***** Input records
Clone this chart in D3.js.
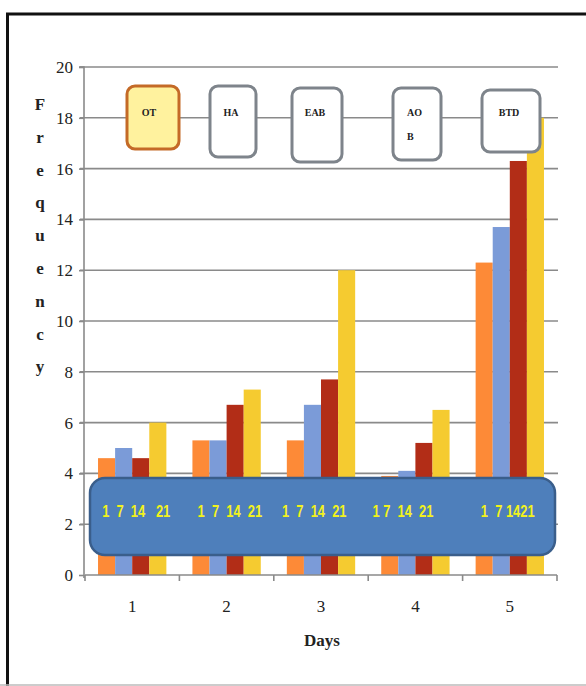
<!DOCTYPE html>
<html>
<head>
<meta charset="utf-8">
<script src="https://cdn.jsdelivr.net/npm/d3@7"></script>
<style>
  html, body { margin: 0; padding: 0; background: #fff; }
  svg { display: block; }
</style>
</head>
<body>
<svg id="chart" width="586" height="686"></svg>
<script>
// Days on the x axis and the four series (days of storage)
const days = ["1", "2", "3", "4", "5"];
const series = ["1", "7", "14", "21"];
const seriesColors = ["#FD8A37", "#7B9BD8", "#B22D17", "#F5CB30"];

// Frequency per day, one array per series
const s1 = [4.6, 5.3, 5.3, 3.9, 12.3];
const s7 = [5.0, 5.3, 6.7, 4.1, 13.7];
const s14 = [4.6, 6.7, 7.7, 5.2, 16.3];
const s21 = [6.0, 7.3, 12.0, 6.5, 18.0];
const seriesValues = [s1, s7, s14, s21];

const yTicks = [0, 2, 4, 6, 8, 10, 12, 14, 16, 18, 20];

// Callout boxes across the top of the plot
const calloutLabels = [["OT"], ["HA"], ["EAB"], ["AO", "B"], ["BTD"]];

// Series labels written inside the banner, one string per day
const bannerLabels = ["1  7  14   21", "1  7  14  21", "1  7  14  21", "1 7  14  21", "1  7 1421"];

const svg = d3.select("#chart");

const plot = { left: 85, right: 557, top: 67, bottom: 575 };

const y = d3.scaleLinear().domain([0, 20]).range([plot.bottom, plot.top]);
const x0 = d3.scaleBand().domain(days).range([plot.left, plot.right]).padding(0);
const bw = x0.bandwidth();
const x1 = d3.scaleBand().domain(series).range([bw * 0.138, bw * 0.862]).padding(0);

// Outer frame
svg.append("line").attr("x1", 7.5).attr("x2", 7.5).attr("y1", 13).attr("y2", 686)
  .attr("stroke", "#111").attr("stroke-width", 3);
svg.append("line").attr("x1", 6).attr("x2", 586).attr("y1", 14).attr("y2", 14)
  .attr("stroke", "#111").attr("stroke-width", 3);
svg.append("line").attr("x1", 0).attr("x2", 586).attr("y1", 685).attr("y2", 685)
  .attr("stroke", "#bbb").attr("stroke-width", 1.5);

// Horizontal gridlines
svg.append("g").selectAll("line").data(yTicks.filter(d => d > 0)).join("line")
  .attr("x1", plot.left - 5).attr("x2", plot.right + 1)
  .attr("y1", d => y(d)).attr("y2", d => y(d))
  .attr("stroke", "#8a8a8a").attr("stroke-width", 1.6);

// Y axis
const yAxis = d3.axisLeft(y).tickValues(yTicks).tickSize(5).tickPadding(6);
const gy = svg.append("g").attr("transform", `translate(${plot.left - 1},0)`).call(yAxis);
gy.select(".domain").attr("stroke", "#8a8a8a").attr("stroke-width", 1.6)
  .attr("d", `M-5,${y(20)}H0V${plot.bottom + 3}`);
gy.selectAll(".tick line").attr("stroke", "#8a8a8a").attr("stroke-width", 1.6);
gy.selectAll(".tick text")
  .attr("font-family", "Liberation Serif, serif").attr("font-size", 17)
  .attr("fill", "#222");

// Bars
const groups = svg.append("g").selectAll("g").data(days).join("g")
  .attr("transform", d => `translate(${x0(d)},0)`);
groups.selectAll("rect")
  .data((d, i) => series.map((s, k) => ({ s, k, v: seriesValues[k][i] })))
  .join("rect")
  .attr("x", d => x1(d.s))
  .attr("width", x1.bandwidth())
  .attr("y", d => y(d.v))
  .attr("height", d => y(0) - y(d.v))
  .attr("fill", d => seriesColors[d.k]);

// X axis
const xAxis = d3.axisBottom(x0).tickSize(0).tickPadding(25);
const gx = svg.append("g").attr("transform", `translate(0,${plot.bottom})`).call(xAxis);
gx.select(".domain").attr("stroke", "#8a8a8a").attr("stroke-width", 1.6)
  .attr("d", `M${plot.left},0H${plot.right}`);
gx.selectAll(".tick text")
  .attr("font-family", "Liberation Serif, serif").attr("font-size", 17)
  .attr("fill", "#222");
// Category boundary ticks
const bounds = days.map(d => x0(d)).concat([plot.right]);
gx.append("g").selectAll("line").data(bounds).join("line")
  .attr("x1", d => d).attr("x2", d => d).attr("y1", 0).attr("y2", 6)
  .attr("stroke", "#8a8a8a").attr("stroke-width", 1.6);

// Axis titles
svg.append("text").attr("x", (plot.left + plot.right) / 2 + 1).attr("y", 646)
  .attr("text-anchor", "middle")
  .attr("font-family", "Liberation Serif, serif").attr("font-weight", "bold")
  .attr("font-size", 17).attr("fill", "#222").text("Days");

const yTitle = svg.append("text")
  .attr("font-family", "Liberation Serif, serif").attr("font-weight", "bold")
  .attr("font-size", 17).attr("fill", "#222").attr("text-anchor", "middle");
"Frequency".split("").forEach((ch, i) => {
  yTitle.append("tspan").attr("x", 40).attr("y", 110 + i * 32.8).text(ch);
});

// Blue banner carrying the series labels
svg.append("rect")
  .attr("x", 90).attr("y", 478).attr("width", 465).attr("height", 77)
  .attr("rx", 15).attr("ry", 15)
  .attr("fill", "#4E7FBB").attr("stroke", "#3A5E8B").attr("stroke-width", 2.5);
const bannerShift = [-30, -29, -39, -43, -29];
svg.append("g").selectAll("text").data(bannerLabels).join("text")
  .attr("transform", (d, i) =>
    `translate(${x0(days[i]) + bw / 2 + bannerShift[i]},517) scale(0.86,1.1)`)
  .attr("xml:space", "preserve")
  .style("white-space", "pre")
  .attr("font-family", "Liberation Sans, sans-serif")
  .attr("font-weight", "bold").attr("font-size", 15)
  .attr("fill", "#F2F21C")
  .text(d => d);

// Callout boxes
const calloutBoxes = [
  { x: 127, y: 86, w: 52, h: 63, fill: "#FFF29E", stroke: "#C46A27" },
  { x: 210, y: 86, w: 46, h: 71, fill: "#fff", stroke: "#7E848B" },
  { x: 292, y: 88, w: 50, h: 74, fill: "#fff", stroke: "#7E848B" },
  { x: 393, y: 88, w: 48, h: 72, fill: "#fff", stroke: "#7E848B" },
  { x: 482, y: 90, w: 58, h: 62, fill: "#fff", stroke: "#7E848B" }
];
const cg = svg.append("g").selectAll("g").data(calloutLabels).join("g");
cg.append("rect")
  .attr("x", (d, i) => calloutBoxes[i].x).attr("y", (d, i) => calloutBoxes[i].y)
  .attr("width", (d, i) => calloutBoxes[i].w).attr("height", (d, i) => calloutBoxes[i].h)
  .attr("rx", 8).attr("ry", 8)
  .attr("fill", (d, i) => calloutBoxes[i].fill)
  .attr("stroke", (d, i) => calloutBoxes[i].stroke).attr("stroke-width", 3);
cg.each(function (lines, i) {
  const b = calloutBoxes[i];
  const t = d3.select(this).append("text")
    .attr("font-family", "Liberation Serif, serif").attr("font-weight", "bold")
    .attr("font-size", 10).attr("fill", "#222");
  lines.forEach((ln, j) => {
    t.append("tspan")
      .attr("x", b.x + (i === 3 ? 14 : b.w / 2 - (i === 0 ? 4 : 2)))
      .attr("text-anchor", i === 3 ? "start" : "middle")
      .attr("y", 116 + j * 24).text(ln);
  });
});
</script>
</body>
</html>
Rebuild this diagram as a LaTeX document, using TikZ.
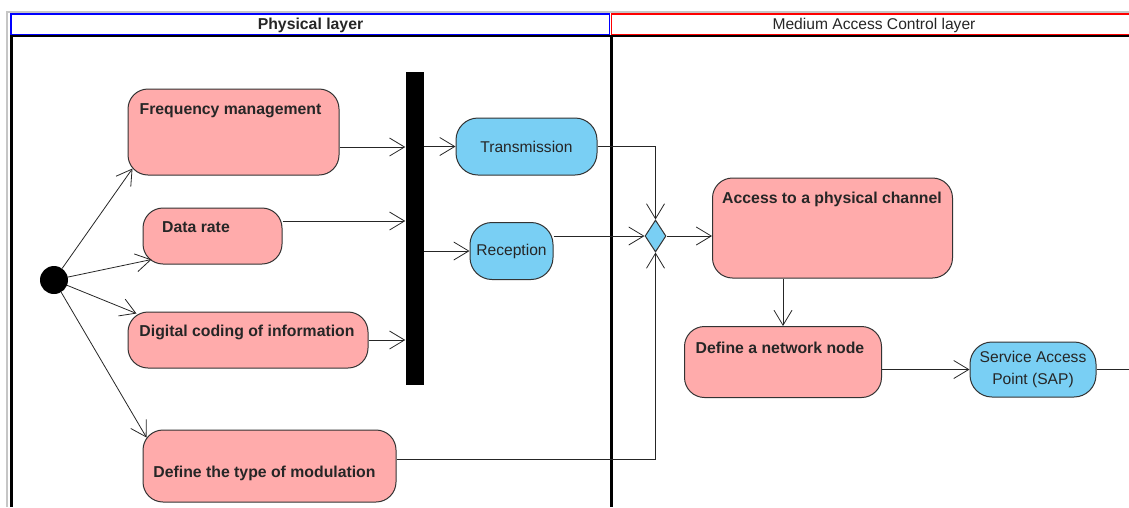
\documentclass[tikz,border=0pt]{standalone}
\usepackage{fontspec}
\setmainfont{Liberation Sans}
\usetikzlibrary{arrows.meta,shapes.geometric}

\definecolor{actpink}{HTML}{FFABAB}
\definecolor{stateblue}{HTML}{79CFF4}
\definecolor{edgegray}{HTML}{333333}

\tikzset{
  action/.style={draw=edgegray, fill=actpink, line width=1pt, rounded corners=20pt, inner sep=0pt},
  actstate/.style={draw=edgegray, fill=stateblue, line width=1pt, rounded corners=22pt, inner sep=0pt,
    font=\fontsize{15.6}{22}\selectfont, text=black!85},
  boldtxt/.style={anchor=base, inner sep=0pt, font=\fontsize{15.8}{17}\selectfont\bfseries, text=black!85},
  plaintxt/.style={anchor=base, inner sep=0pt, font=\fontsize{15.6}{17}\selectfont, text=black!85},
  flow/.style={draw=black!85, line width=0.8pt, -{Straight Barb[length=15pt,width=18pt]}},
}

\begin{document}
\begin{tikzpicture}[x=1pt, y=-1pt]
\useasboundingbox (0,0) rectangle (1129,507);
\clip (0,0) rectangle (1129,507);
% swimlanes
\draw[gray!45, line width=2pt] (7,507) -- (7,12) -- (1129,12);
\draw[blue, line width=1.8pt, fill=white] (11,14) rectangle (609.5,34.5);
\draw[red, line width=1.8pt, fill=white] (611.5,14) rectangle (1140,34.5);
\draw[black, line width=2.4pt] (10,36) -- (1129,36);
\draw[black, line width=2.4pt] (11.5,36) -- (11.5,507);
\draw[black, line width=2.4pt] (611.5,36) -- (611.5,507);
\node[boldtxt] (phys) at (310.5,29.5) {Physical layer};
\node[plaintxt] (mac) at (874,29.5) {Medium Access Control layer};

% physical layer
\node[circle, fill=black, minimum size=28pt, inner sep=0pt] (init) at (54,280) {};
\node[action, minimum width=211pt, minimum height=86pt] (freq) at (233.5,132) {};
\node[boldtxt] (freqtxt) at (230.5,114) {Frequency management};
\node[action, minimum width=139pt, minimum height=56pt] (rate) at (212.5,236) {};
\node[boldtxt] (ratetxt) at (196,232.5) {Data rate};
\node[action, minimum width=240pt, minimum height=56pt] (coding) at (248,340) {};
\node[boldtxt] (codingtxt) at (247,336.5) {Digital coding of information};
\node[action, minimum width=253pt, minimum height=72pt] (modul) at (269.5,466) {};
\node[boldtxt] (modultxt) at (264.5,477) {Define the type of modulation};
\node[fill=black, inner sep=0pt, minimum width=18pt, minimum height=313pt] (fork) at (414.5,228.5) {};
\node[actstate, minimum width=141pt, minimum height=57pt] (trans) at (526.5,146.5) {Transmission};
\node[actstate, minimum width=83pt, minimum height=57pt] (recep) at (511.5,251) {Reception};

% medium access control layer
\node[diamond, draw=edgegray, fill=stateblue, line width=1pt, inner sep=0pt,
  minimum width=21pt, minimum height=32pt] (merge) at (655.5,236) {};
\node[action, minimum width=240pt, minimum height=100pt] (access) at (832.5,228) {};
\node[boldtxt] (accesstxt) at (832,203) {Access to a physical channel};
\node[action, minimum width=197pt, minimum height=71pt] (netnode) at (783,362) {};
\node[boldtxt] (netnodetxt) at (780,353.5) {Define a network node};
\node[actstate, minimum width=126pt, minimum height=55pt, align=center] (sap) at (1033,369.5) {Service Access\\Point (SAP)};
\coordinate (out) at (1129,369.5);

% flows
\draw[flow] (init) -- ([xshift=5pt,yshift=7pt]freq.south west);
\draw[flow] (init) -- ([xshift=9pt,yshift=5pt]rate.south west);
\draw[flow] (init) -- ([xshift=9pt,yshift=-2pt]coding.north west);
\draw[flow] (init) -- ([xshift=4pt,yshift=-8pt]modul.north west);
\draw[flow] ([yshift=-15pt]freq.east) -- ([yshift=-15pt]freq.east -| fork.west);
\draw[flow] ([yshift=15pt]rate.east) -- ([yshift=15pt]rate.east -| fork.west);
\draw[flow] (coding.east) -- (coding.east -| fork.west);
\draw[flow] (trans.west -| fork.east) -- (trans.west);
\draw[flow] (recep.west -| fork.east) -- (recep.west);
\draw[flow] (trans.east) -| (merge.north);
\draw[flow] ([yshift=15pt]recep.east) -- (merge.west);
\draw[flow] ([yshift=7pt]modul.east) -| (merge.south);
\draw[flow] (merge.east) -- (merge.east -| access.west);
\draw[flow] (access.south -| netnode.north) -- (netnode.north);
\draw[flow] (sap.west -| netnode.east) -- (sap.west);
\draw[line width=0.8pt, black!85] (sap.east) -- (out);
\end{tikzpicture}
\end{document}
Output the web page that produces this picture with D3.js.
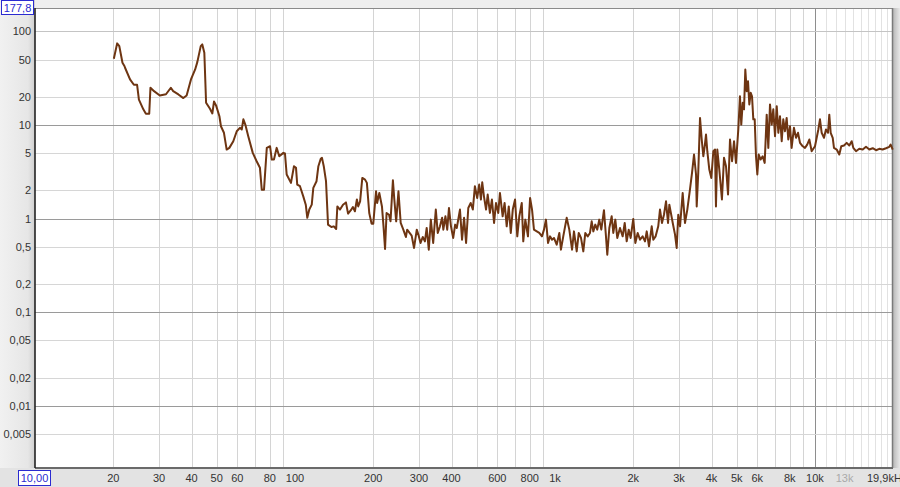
**********
== Aim of the exercise ==
Among the entries above, take the lines from the one with "Rebuild this diagram" through the one with "(mac) at (874,29.5)" and retype them exactly, leaving out the pictures.

== Solution to this exercise ==
Rebuild this diagram as a LaTeX document, using TikZ.
\documentclass[tikz,border=0pt]{standalone}
\usepackage{fontspec}
\setmainfont{Liberation Sans}
\usetikzlibrary{arrows.meta,shapes.geometric}

\definecolor{actpink}{HTML}{FFABAB}
\definecolor{stateblue}{HTML}{79CFF4}
\definecolor{edgegray}{HTML}{333333}

\tikzset{
  action/.style={draw=edgegray, fill=actpink, line width=1pt, rounded corners=20pt, inner sep=0pt},
  actstate/.style={draw=edgegray, fill=stateblue, line width=1pt, rounded corners=22pt, inner sep=0pt,
    font=\fontsize{15.6}{22}\selectfont, text=black!85},
  boldtxt/.style={anchor=base, inner sep=0pt, font=\fontsize{15.8}{17}\selectfont\bfseries, text=black!85},
  plaintxt/.style={anchor=base, inner sep=0pt, font=\fontsize{15.6}{17}\selectfont, text=black!85},
  flow/.style={draw=black!85, line width=0.8pt, -{Straight Barb[length=15pt,width=18pt]}},
}

\begin{document}
\begin{tikzpicture}[x=1pt, y=-1pt]
\useasboundingbox (0,0) rectangle (1129,507);
\clip (0,0) rectangle (1129,507);
% swimlanes
\draw[gray!45, line width=2pt] (7,507) -- (7,12) -- (1129,12);
\draw[blue, line width=1.8pt, fill=white] (11,14) rectangle (609.5,34.5);
\draw[red, line width=1.8pt, fill=white] (611.5,14) rectangle (1140,34.5);
\draw[black, line width=2.4pt] (10,36) -- (1129,36);
\draw[black, line width=2.4pt] (11.5,36) -- (11.5,507);
\draw[black, line width=2.4pt] (611.5,36) -- (611.5,507);
\node[boldtxt] (phys) at (310.5,29.5) {Physical layer};
\node[plaintxt] (mac) at (874,29.5) {Medium Access Control layer};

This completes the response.